> GOAL
Every line below must be reproduced exactly. Copy them all.

> DATA
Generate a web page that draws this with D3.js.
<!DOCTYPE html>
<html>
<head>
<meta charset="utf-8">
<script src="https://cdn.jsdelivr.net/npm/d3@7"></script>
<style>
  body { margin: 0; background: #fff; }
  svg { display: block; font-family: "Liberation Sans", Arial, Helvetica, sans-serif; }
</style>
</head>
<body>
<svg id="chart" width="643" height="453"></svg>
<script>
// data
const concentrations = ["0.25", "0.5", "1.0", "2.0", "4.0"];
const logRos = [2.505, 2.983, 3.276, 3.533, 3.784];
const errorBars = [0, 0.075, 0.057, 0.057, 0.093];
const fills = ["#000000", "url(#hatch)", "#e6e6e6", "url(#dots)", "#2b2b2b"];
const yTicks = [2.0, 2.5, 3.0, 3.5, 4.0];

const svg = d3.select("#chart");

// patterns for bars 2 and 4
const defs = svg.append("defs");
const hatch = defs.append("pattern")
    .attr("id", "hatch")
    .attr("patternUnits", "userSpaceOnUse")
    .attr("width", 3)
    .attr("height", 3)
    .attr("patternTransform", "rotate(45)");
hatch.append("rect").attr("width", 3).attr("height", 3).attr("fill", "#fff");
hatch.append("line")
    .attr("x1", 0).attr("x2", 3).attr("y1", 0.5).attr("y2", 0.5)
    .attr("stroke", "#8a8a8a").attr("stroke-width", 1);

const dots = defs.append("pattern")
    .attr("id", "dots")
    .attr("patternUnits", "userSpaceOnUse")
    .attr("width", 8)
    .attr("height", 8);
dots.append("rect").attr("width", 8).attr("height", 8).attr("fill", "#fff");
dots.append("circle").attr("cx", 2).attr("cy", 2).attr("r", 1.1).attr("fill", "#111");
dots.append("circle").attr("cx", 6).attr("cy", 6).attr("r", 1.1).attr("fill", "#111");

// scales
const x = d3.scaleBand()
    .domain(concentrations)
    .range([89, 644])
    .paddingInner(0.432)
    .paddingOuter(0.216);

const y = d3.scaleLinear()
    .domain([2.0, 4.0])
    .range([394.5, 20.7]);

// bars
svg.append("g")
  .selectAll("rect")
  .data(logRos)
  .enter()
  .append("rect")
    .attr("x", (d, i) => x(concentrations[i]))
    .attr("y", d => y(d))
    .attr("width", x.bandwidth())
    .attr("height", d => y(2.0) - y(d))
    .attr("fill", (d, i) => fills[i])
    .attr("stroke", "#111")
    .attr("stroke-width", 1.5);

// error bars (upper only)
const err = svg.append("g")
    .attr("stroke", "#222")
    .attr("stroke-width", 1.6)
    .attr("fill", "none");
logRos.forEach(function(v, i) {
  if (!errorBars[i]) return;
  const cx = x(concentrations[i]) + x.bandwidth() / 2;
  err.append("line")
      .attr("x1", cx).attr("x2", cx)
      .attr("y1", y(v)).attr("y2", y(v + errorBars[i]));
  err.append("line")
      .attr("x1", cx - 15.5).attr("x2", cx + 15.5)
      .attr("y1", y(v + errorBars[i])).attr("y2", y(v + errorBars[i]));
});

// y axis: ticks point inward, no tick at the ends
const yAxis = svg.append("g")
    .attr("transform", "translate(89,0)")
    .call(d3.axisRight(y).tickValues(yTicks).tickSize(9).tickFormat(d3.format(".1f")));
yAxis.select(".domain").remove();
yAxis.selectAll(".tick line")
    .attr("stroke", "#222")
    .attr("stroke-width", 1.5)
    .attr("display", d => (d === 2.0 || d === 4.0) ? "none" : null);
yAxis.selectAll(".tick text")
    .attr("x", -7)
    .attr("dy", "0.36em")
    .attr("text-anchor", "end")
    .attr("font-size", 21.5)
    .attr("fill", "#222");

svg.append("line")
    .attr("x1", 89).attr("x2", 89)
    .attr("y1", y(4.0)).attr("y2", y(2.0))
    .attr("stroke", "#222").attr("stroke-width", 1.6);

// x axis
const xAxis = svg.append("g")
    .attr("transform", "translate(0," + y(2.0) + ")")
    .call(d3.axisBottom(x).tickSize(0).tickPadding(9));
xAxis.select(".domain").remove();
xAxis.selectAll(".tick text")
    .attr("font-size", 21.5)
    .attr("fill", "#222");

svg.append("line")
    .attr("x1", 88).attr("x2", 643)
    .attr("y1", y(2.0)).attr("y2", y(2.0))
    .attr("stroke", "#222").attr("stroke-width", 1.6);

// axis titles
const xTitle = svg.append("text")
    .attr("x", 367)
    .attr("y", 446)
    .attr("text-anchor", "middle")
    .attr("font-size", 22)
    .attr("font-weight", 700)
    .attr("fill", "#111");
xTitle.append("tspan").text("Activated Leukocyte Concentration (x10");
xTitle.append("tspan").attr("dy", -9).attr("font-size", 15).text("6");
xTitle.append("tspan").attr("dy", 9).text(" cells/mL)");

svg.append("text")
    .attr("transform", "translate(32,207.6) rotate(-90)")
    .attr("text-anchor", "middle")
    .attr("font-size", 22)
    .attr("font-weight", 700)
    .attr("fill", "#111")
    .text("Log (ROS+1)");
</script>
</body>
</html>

> COMPLETE RESPONSE
Generate a web page that draws this with D3.js.
<!DOCTYPE html>
<html>
<head>
<meta charset="utf-8">
<script src="https://cdn.jsdelivr.net/npm/d3@7"></script>
<style>
  body { margin: 0; background: #fff; }
  svg { display: block; font-family: "Liberation Sans", Arial, Helvetica, sans-serif; }
</style>
</head>
<body>
<svg id="chart" width="643" height="453"></svg>
<script>
// data
const concentrations = ["0.25", "0.5", "1.0", "2.0", "4.0"];
const logRos = [2.505, 2.983, 3.276, 3.533, 3.784];
const errorBars = [0, 0.075, 0.057, 0.057, 0.093];
const fills = ["#000000", "url(#hatch)", "#e6e6e6", "url(#dots)", "#2b2b2b"];
const yTicks = [2.0, 2.5, 3.0, 3.5, 4.0];

const svg = d3.select("#chart");

// patterns for bars 2 and 4
const defs = svg.append("defs");
const hatch = defs.append("pattern")
    .attr("id", "hatch")
    .attr("patternUnits", "userSpaceOnUse")
    .attr("width", 3)
    .attr("height", 3)
    .attr("patternTransform", "rotate(45)");
hatch.append("rect").attr("width", 3).attr("height", 3).attr("fill", "#fff");
hatch.append("line")
    .attr("x1", 0).attr("x2", 3).attr("y1", 0.5).attr("y2", 0.5)
    .attr("stroke", "#8a8a8a").attr("stroke-width", 1);

const dots = defs.append("pattern")
    .attr("id", "dots")
    .attr("patternUnits", "userSpaceOnUse")
    .attr("width", 8)
    .attr("height", 8);
dots.append("rect").attr("width", 8).attr("height", 8).attr("fill", "#fff");
dots.append("circle").attr("cx", 2).attr("cy", 2).attr("r", 1.1).attr("fill", "#111");
dots.append("circle").attr("cx", 6).attr("cy", 6).attr("r", 1.1).attr("fill", "#111");

// scales
const x = d3.scaleBand()
    .domain(concentrations)
    .range([89, 644])
    .paddingInner(0.432)
    .paddingOuter(0.216);

const y = d3.scaleLinear()
    .domain([2.0, 4.0])
    .range([394.5, 20.7]);

// bars
svg.append("g")
  .selectAll("rect")
  .data(logRos)
  .enter()
  .append("rect")
    .attr("x", (d, i) => x(concentrations[i]))
    .attr("y", d => y(d))
    .attr("width", x.bandwidth())
    .attr("height", d => y(2.0) - y(d))
    .attr("fill", (d, i) => fills[i])
    .attr("stroke", "#111")
    .attr("stroke-width", 1.5);

// error bars (upper only)
const err = svg.append("g")
    .attr("stroke", "#222")
    .attr("stroke-width", 1.6)
    .attr("fill", "none");
logRos.forEach(function(v, i) {
  if (!errorBars[i]) return;
  const cx = x(concentrations[i]) + x.bandwidth() / 2;
  err.append("line")
      .attr("x1", cx).attr("x2", cx)
      .attr("y1", y(v)).attr("y2", y(v + errorBars[i]));
  err.append("line")
      .attr("x1", cx - 15.5).attr("x2", cx + 15.5)
      .attr("y1", y(v + errorBars[i])).attr("y2", y(v + errorBars[i]));
});

// y axis: ticks point inward, no tick at the ends
const yAxis = svg.append("g")
    .attr("transform", "translate(89,0)")
    .call(d3.axisRight(y).tickValues(yTicks).tickSize(9).tickFormat(d3.format(".1f")));
yAxis.select(".domain").remove();
yAxis.selectAll(".tick line")
    .attr("stroke", "#222")
    .attr("stroke-width", 1.5)
    .attr("display", d => (d === 2.0 || d === 4.0) ? "none" : null);
yAxis.selectAll(".tick text")
    .attr("x", -7)
    .attr("dy", "0.36em")
    .attr("text-anchor", "end")
    .attr("font-size", 21.5)
    .attr("fill", "#222");

svg.append("line")
    .attr("x1", 89).attr("x2", 89)
    .attr("y1", y(4.0)).attr("y2", y(2.0))
    .attr("stroke", "#222").attr("stroke-width", 1.6);

// x axis
const xAxis = svg.append("g")
    .attr("transform", "translate(0," + y(2.0) + ")")
    .call(d3.axisBottom(x).tickSize(0).tickPadding(9));
xAxis.select(".domain").remove();
xAxis.selectAll(".tick text")
    .attr("font-size", 21.5)
    .attr("fill", "#222");

svg.append("line")
    .attr("x1", 88).attr("x2", 643)
    .attr("y1", y(2.0)).attr("y2", y(2.0))
    .attr("stroke", "#222").attr("stroke-width", 1.6);

// axis titles
const xTitle = svg.append("text")
    .attr("x", 367)
    .attr("y", 446)
    .attr("text-anchor", "middle")
    .attr("font-size", 22)
    .attr("font-weight", 700)
    .attr("fill", "#111");
xTitle.append("tspan").text("Activated Leukocyte Concentration (x10");
xTitle.append("tspan").attr("dy", -9).attr("font-size", 15).text("6");
xTitle.append("tspan").attr("dy", 9).text(" cells/mL)");

svg.append("text")
    .attr("transform", "translate(32,207.6) rotate(-90)")
    .attr("text-anchor", "middle")
    .attr("font-size", 22)
    .attr("font-weight", 700)
    .attr("fill", "#111")
    .text("Log (ROS+1)");
</script>
</body>
</html>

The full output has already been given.